Would this lead into some kind of media fasting? Or what else do you mean by “imposing distance”? Does this require a certain consciousness for this phenomenon and its problematic implications in our times? I can imagine this is very difficult to cultivate within a generation growing up within this flow of images…
Do you think this is some kind of a contrast reaction to the democratizing effekt of deep learning? Because, from what I have understood, trademarks seem to become some kind of epistemic authorities. The quite challenging question then might be: Is there any chance to not let those become completely indiscriminate?
thank you for pointing out the massive complexity of deep learning! I have the impression we still often can’t imagine how deep deep learning actually is and that it’s qualitatively more than the processing of data through a linear operation that processes data from an input interface to a rather predictable output. But what follows (the several layers and the net they are building) gives an impression of how self-veiling such algorithms are.

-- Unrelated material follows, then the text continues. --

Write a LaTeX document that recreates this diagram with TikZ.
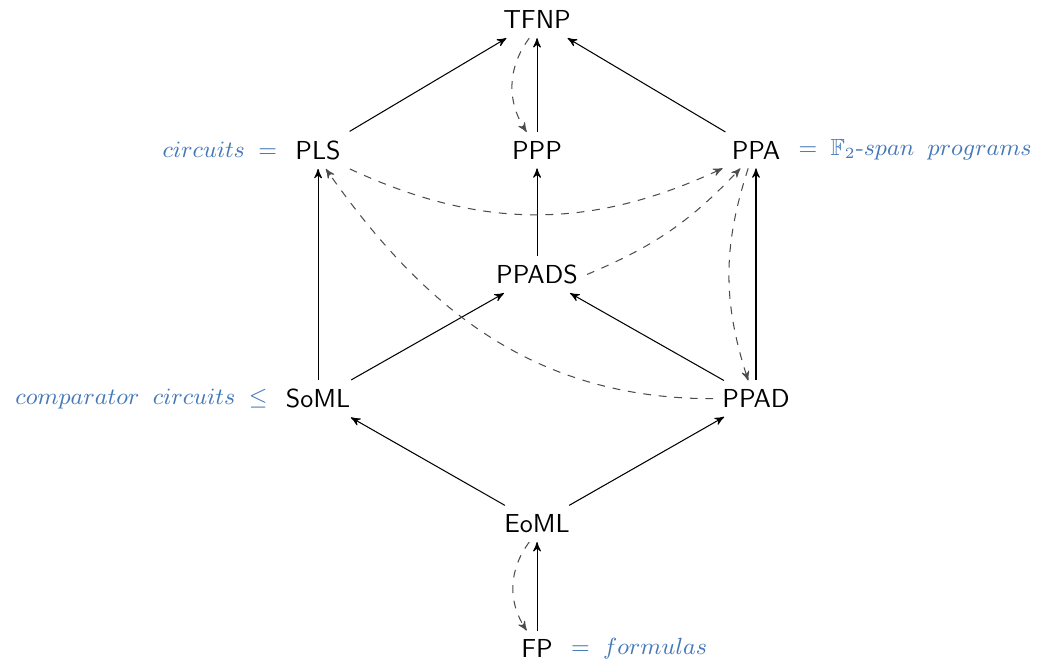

I have the impression this is a big game changer: Editing and producing high quality “deep fakes” has been something only a few were able to produce. You need a lot of equipment, processing power, expensive software products etc. But the development of easy to use tools that are driven by deep learning and therefore automated technology might turn this technique into a thing that will be implemented in — for example — next-generation smartphones!
There are already deep fake tools available for smartphones - so I do agree that this development is a big challenge also how to detect the “reality/truth” of an image or a film.